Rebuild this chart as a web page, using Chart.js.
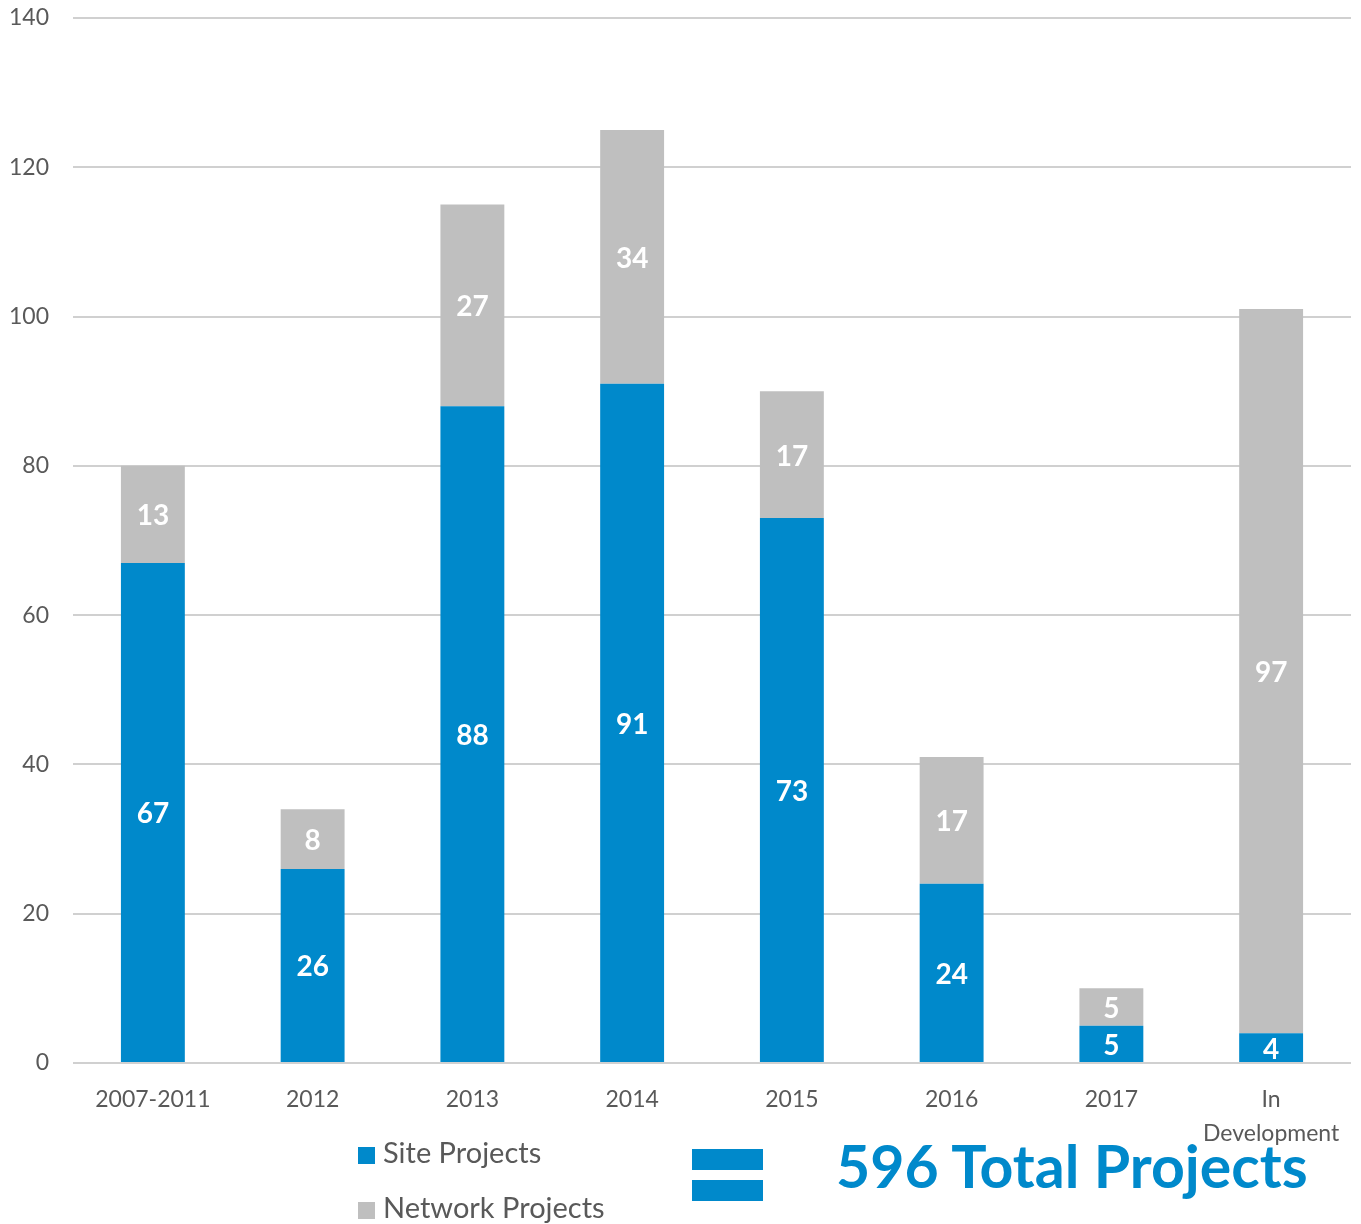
<!DOCTYPE html>
<html>
<head>
<meta charset="utf-8">
<script src="https://cdn.jsdelivr.net/npm/chart.js@4.4.0/dist/chart.umd.min.js"></script>
<style>
  body { margin: 0; background: #fff; }
  #wrap { position: relative; width: 1361px; height: 1224px; }
  #projects { position: absolute; left: 0; top: 0; }
  .legend { position: absolute; left: 358px; font-family: Lato, sans-serif; font-size: 29px; color: #595959; }
  .legend span { display: inline-block; width: 17px; height: 17px; margin-right: 8px; vertical-align: -1px; }
  .eq { position: absolute; left: 692px; width: 71px; height: 21px; background: #0089cb; }
  #total { position: absolute; left: 836px; top: 1130px; font-family: Lato, sans-serif; font-weight: bold;
           font-size: 59px; color: #0089cb; white-space: nowrap; }
</style>
</head>
<body>
<div id="wrap">
  <canvas id="projects" width="1361" height="1224"></canvas>
  <div class="legend" style="top:1134px"><span style="background:#0089cb"></span>Site Projects</div>
  <div class="legend" style="top:1189px"><span style="background:#bfbfbf"></span>Network Projects</div>
  <div class="eq" style="top:1149px"></div>
  <div class="eq" style="top:1180px"></div>
  <div id="total">596 Total Projects</div>
</div>
<script>
let years = ['2007-2011', '2012', '2013', '2014', '2015', '2016', '2017', ['In', 'Development']]
let site = [67, 26, 88, 91, 73, 24, 5, 4]
let network = [13, 8, 27, 34, 17, 17, 5, 97]
let yTicks = [0, 20, 40, 60, 80, 100, 120, 140]

let ctx = document.getElementById('projects')

// white numbers in the middle of each segment
let barLabels = {
  id: 'barLabels',
  afterDatasetsDraw(chart) {
    let c = chart.ctx
    c.save()
    c.fillStyle = '#ffffff'
    c.font = 'bold 28px Lato, sans-serif'
    c.textAlign = 'center'
    c.textBaseline = 'middle'
    chart.data.datasets.forEach((ds, i) => {
      chart.getDatasetMeta(i).data.forEach((bar, j) => {
        let mid = (bar.y + bar.base) / 2
        c.fillText(ds.data[j], bar.x, mid + 2)
      })
    })
    c.restore()
  }
}

let chart = new Chart(ctx, {
  type: 'bar',
  data: {
    labels: years,
    datasets: [
      { label: 'Site Projects', data: site, backgroundColor: '#0089cb' },
      { label: 'Network Projects', data: network, backgroundColor: '#bfbfbf' }
    ]
  },
  options: {
    responsive: false,
    animation: false,
    layout: { padding: { top: 18, right: 10, bottom: 0, left: 0 } },
    plugins: { legend: { display: false }, tooltip: { enabled: false } },
    datasets: { bar: { barPercentage: 0.4, categoryPercentage: 1 } },
    scales: {
      x: {
        stacked: true,
        grid: { display: false },
        border: { display: false },
        ticks: {
          color: '#595959',
          font: { family: 'Lato', size: 23, lineHeight: 1.5 },
          padding: 11,
          maxRotation: 0,
          autoSkip: false
        },
        afterFit(scale) { scale.height = 161 }
      },
      y: {
        stacked: true,
        min: 0,
        max: 140,
        afterBuildTicks(scale) { scale.ticks = yTicks.map(v => ({ value: v })) },
        grid: { color: '#d0d0d0', lineWidth: 2, drawTicks: false },
        border: { display: false },
        ticks: {
          color: '#595959',
          font: { family: 'Lato', size: 23 },
          padding: 24
        },
        afterFit(scale) {
          scale.width = 73
          scale.paddingTop = 0
          scale.paddingBottom = 0
        }
      }
    }
  },
  plugins: [barLabels]
})
</script>
</body>
</html>
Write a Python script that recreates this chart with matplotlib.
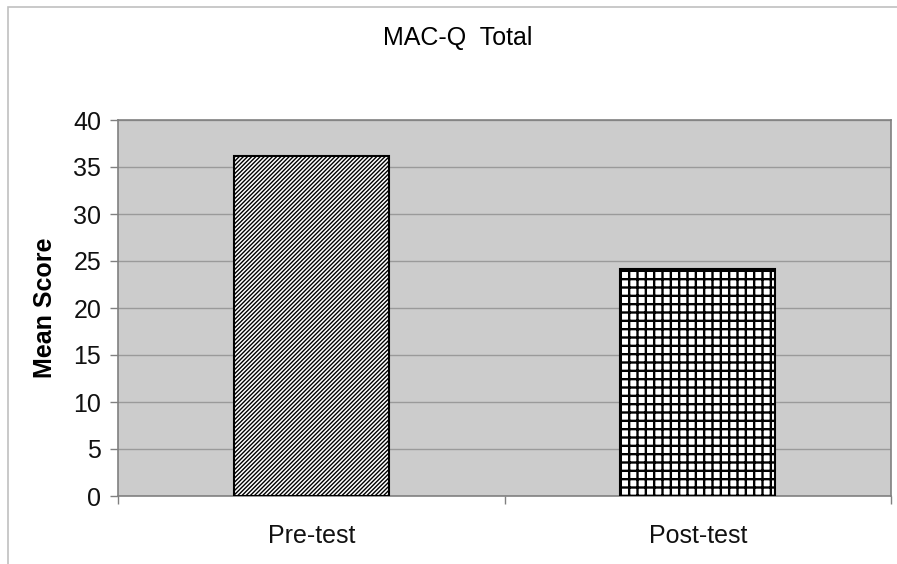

Exercise: Restate every record exactly, please; do not copy the pictures.

Solution:
Rebuild this chart as a web page, using Chart.js.
<!DOCTYPE html>
<html>
<head>
<meta charset="utf-8">
<script src="https://cdn.jsdelivr.net/npm/chart.js@4.4.0/dist/chart.umd.min.js"></script>
<style>
  body { margin: 0; background: #fff; }
  #wrap { position: relative; width: 1361px; height: 1224px; }
  #projects { position: absolute; left: 0; top: 0; }
  .legend { position: absolute; left: 358px; font-family: Lato, sans-serif; font-size: 29px; color: #595959; }
  .legend span { display: inline-block; width: 17px; height: 17px; margin-right: 8px; vertical-align: -1px; }
  .eq { position: absolute; left: 692px; width: 71px; height: 21px; background: #0089cb; }
  #total { position: absolute; left: 836px; top: 1130px; font-family: Lato, sans-serif; font-weight: bold;
           font-size: 59px; color: #0089cb; white-space: nowrap; }
</style>
</head>
<body>
<div id="wrap">
  <canvas id="projects" width="1361" height="1224"></canvas>
  <div class="legend" style="top:1134px"><span style="background:#0089cb"></span>Site Projects</div>
  <div class="legend" style="top:1189px"><span style="background:#bfbfbf"></span>Network Projects</div>
  <div class="eq" style="top:1149px"></div>
  <div class="eq" style="top:1180px"></div>
  <div id="total">596 Total Projects</div>
</div>
<script>
let years = ['2007-2011', '2012', '2013', '2014', '2015', '2016', '2017', ['In', 'Development']]
let site = [67, 26, 88, 91, 73, 24, 5, 4]
let network = [13, 8, 27, 34, 17, 17, 5, 97]
let yTicks = [0, 20, 40, 60, 80, 100, 120, 140]

let ctx = document.getElementById('projects')

// white numbers in the middle of each segment
let barLabels = {
  id: 'barLabels',
  afterDatasetsDraw(chart) {
    let c = chart.ctx
    c.save()
    c.fillStyle = '#ffffff'
    c.font = 'bold 28px Lato, sans-serif'
    c.textAlign = 'center'
    c.textBaseline = 'middle'
    chart.data.datasets.forEach((ds, i) => {
      chart.getDatasetMeta(i).data.forEach((bar, j) => {
        let mid = (bar.y + bar.base) / 2
        c.fillText(ds.data[j], bar.x, mid + 2)
      })
    })
    c.restore()
  }
}

let chart = new Chart(ctx, {
  type: 'bar',
  data: {
    labels: years,
    datasets: [
      { label: 'Site Projects', data: site, backgroundColor: '#0089cb' },
      { label: 'Network Projects', data: network, backgroundColor: '#bfbfbf' }
    ]
  },
  options: {
    responsive: false,
    animation: false,
    layout: { padding: { top: 18, right: 10, bottom: 0, left: 0 } },
    plugins: { legend: { display: false }, tooltip: { enabled: false } },
    datasets: { bar: { barPercentage: 0.4, categoryPercentage: 1 } },
    scales: {
      x: {
        stacked: true,
        grid: { display: false },
        border: { display: false },
        ticks: {
          color: '#595959',
          font: { family: 'Lato', size: 23, lineHeight: 1.5 },
          padding: 11,
          maxRotation: 0,
          autoSkip: false
        },
        afterFit(scale) { scale.height = 161 }
      },
      y: {
        stacked: true,
        min: 0,
        max: 140,
        afterBuildTicks(scale) { scale.ticks = yTicks.map(v => ({ value: v })) },
        grid: { color: '#d0d0d0', lineWidth: 2, drawTicks: false },
        border: { display: false },
        ticks: {
          color: '#595959',
          font: { family: 'Lato', size: 23 },
          padding: 24
        },
        afterFit(scale) {
          scale.width = 73
          scale.paddingTop = 0
          scale.paddingBottom = 0
        }
      }
    }
  },
  plugins: [barLabels]
})
</script>
</body>
</html>
Write a Python script that recreates this chart with matplotlib.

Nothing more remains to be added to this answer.